By David Joseph
It does not matter what sport you are a fan of—you know that by far, the most popular sporting finale in the world is the Super Bowl. It is bigger than the Stanley Cup, the World Series, and the NBA finals. However, the average American doesn’t tune into the Super Bowl solely for the greatness being displayed on the field. Fans anticipate the Super Bowl commercials every year. It is not like commercials for any other program. The commercials are a draw. Recently, it appears the content of the commercials declined.
In years past, Super Bowl commercials have been remembered as being entertaining and unforgettable. The commercials would stay with the viewer even weeks after the event. This year it appeared that a number of commercials contained a subliminal message about a social or political issue.
There was a multilingual Coca-Cola ad singing “America the Beautiful,” which touched on the national conversation on immigration and diversity. According to The New York Times, (Maheshwari Sapna Feb 5, 2017) there is speculation that the Airbnb ad was intentionally displayed to go against President Trump and his administration.
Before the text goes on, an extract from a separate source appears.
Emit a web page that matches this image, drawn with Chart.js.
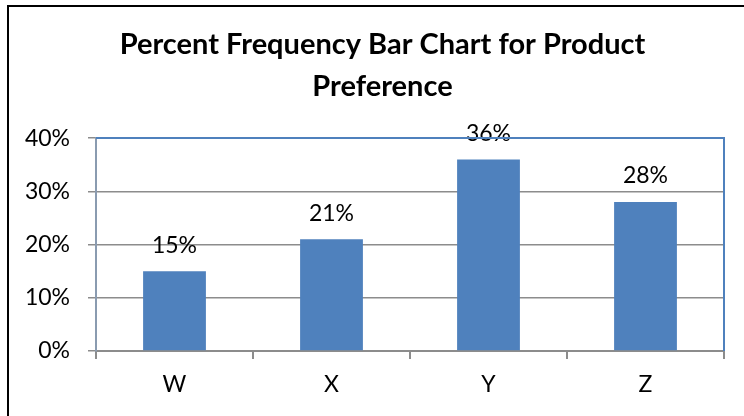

Perhaps the most controversy surrounded the 84 Lumber commercial. The commercial contained a Spanish-speaking mother and daughter confronting a border wall between the United States and Mexico. Fox deemed the commercial “too controversial” and released an edited version. One has to wonder if we had a different president whether commercials would contain themes like these.
Media Literacy, a course taught in the communications department at BSU, has opened up a conversation among students, voicing their displeasure with Super Bowl Commercials in
their class discussion. One student stated, “This year’s commercials did not do much for me.” A member of the class also shared that the professor has been much more entertained by Super Bowl commercials from previous years.
Are Super Bowl commercials still must see T.V.? The constant popularity of the NFL and the Super Bowl says yes. Some may not agree with the motives behind the commercials, however, most are going to watch anyway out of habit. The NFL knows this. FOX is aware of this. They want viewers to have an opinion on current national topics whether it is negative or positive. Many of those who participate in watching the Super Bowl commercial know that for some advertisers there is a hidden agenda, but for those who do not see the messages being addressed, welcome to the social media age.